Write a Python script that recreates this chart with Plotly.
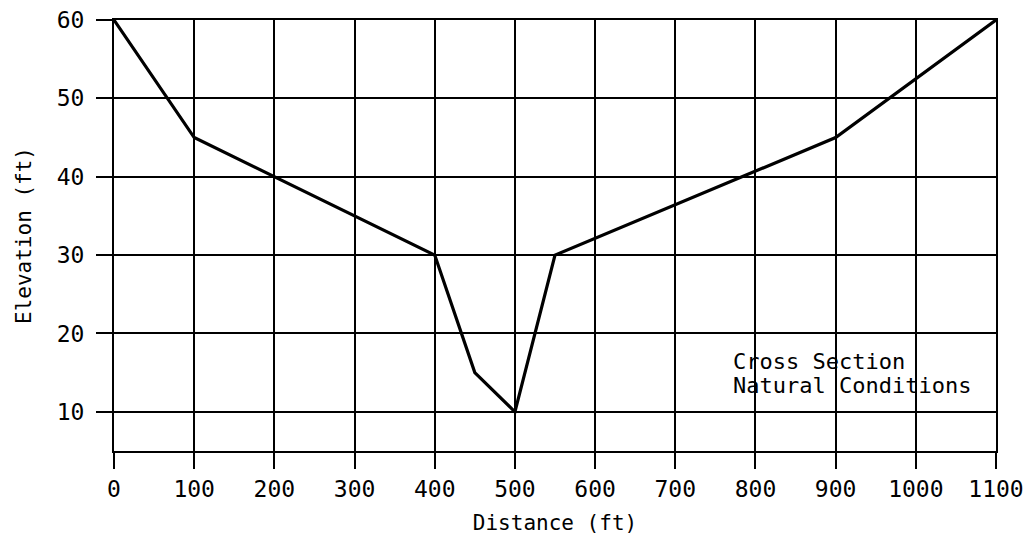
import plotly.graph_objects as go

distance_ft = [0, 100, 400, 450, 500, 550, 900, 1100]
elevation_ft = [60, 45, 30, 15, 10, 30, 45, 60]

x_ticks = [0, 100, 200, 300, 400, 500, 600, 700, 800, 900, 1000, 1100]
y_ticks = [10, 20, 30, 40, 50, 60]

note_lines = ["Cross Section", "Natural Conditions"]
note_y = [16.4, 13.4]

font_family = "DejaVu Sans Mono, Liberation Mono, monospace"

fig = go.Figure()
fig.add_trace(go.Scatter(
    x=distance_ft, y=elevation_ft, mode="lines",
    line=dict(color="black", width=3.2), showlegend=False, hoverinfo="skip"))

for txt, yy in zip(note_lines, note_y):
    fig.add_annotation(
        x=770, y=yy, xref="x", yref="y", text=txt,
        showarrow=False, xanchor="left", yanchor="middle", align="left",
        font=dict(family=font_family, size=22, color="black"))

fig.update_layout(
    width=1020, height=527,
    margin=dict(l=106, r=32, t=12, b=84, autoexpand=False),
    paper_bgcolor="white", plot_bgcolor="white",
    font=dict(family=font_family, color="black"),
)
fig.update_xaxes(
    range=[0, 1100], tickvals=x_ticks, ticktext=[str(v) for v in x_ticks],
    showgrid=True, gridcolor="black", gridwidth=1.6,
    showline=True, linecolor="black", linewidth=2, mirror=True,
    ticks="outside", ticklen=16, tickwidth=1.6, tickcolor="black",
    ticklabelstandoff=0, automargin=False, ticklabeloverflow="allow",
    tickfont=dict(family=font_family, size=23, color="black"),
    title=dict(text="Distance (ft)", standoff=18,
               font=dict(family=font_family, size=21, color="black")),
    zeroline=False, fixedrange=True,
)
fig.update_yaxes(
    range=[5, 60], tickvals=y_ticks, ticktext=[str(v) for v in y_ticks],
    showgrid=True, gridcolor="black", gridwidth=1.6,
    showline=True, linecolor="black", linewidth=2, mirror=True,
    ticks="outside", ticklen=16, tickwidth=1.6, tickcolor="black",
    ticklabelstandoff=7, automargin=False, ticklabeloverflow="allow",
    tickfont=dict(family=font_family, size=23, color="black"),
    title=dict(text="Elevation (ft)", standoff=19,
               font=dict(family=font_family, size=21, color="black")),
    zeroline=False, fixedrange=True,
)

fig.write_html("out.html")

^^^^

Work required - Reproduce all of the material exactly, apart from the pictures.

Result of the exercise -
Write a Python script that recreates this chart with Plotly.
import plotly.graph_objects as go

distance_ft = [0, 100, 400, 450, 500, 550, 900, 1100]
elevation_ft = [60, 45, 30, 15, 10, 30, 45, 60]

x_ticks = [0, 100, 200, 300, 400, 500, 600, 700, 800, 900, 1000, 1100]
y_ticks = [10, 20, 30, 40, 50, 60]

note_lines = ["Cross Section", "Natural Conditions"]
note_y = [16.4, 13.4]

font_family = "DejaVu Sans Mono, Liberation Mono, monospace"

fig = go.Figure()
fig.add_trace(go.Scatter(
    x=distance_ft, y=elevation_ft, mode="lines",
    line=dict(color="black", width=3.2), showlegend=False, hoverinfo="skip"))

for txt, yy in zip(note_lines, note_y):
    fig.add_annotation(
        x=770, y=yy, xref="x", yref="y", text=txt,
        showarrow=False, xanchor="left", yanchor="middle", align="left",
        font=dict(family=font_family, size=22, color="black"))

fig.update_layout(
    width=1020, height=527,
    margin=dict(l=106, r=32, t=12, b=84, autoexpand=False),
    paper_bgcolor="white", plot_bgcolor="white",
    font=dict(family=font_family, color="black"),
)
fig.update_xaxes(
    range=[0, 1100], tickvals=x_ticks, ticktext=[str(v) for v in x_ticks],
    showgrid=True, gridcolor="black", gridwidth=1.6,
    showline=True, linecolor="black", linewidth=2, mirror=True,
    ticks="outside", ticklen=16, tickwidth=1.6, tickcolor="black",
    ticklabelstandoff=0, automargin=False, ticklabeloverflow="allow",
    tickfont=dict(family=font_family, size=23, color="black"),
    title=dict(text="Distance (ft)", standoff=18,
               font=dict(family=font_family, size=21, color="black")),
    zeroline=False, fixedrange=True,
)
fig.update_yaxes(
    range=[5, 60], tickvals=y_ticks, ticktext=[str(v) for v in y_ticks],
    showgrid=True, gridcolor="black", gridwidth=1.6,
    showline=True, linecolor="black", linewidth=2, mirror=True,
    ticks="outside", ticklen=16, tickwidth=1.6, tickcolor="black",
    ticklabelstandoff=7, automargin=False, ticklabeloverflow="allow",
    tickfont=dict(family=font_family, size=23, color="black"),
    title=dict(text="Elevation (ft)", standoff=19,
               font=dict(family=font_family, size=21, color="black")),
    zeroline=False, fixedrange=True,
)

fig.write_html("out.html")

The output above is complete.